While DSP compilers have lagged those of CISC, their debugging tools eerily foreshadowed the direction that microprocessor debuggers are only now headed. Since the speeds are so great, and since so much of a DSP application lives in on-chip memory, conventional emulators that monitor the bus are rare.
Instead, most DSP chips include a JTAG interface optimized for debugging. A few pins are dedicated to serial in/out streams driven by a relatively inexpensive control unit. Single stepping, memory and I/O access, and the like all takes place over this serial interface. A high level debugger with GUI, that understands the file formats produced by assemblers and compilers, gives the developer a window into the system. Though this generally precludes overlay RAM and real time trace, it's a realistic compromise between debugging needs and physical realities.
Motorola pioneered this with CISC chips with their BDM interface, now a standard fixture on most of their parts. Other vendors have found it to be a cost-effective way to get some level of debugging power to developers.

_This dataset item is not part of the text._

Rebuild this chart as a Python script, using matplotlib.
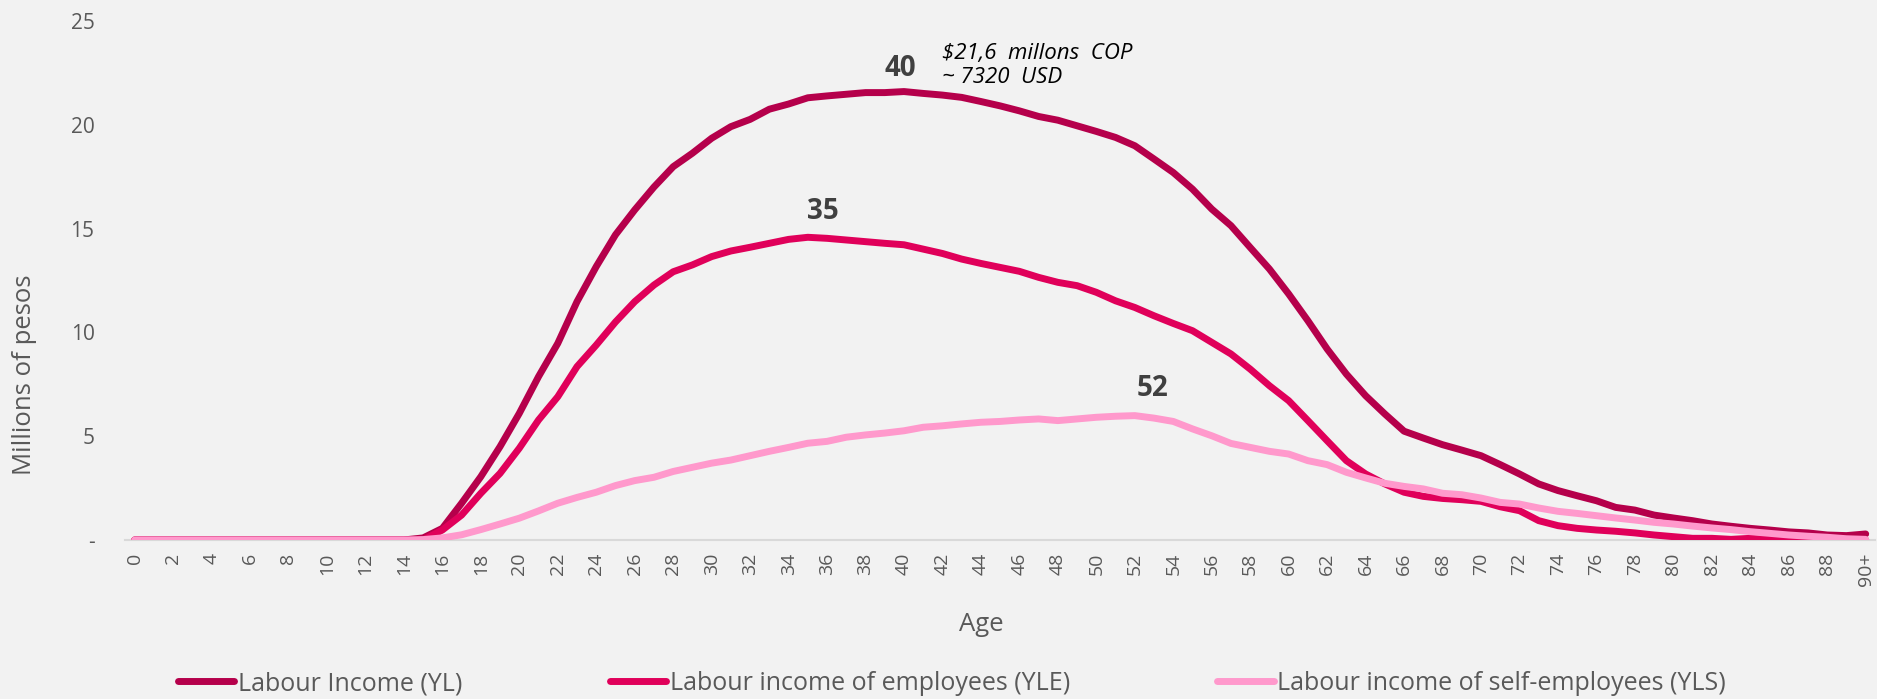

A tough part of DSP design is selecting algorithms and coefficients for the particular filters for your application. Lots of packages, from freebies on the net to CDs included with DSP books to some commercial packages are available. Filter design is an art in itself, requiring a fair amount of study to insure the resulting designs are stable and efficient.
The DSP has made entirely new sorts of technologies available. Digital cellular wouldn't exist without them, as they do error correction, equalization, and compression/decompression of speech in real time, in a noisy, impossible RF environment.
There's a significant shift going on from custom signal-processing ASICs to commercial DSP chips. Even ignoring all of the benefits of using an off-the-shelf part, like all computers the DSP is a programmable device. In a world full of change, ASICs whose logic is cast in metaphorical concrete, are a significant liability. Some applications - like ADSL and ISP modems - are on the market today as the communications standards change at a frightening rate. Downloading new code sure beats replacing a board.
Applications from sonar/radar processing, motor speed control, image enhancement/compression, speech processing and a thousand other computationally-intensive means that DSP sales continue to grow at a rate some 50% faster than the overall semiconductor growth rate. Prices have never been lower while performance continues to skyrocket. Though the big players in the market are TI, Lucent, Analog Devices and Motorola (accounting for over 90% of all DSP chips sold) lots of other companies offer intriguing parts balancing speed, power, and memory organization.
Signal processing is coming of age; though DSPs will never replace conventional microprocessors, we'll see them used wherever small but fast chunks of looping code massage massive quantities of data.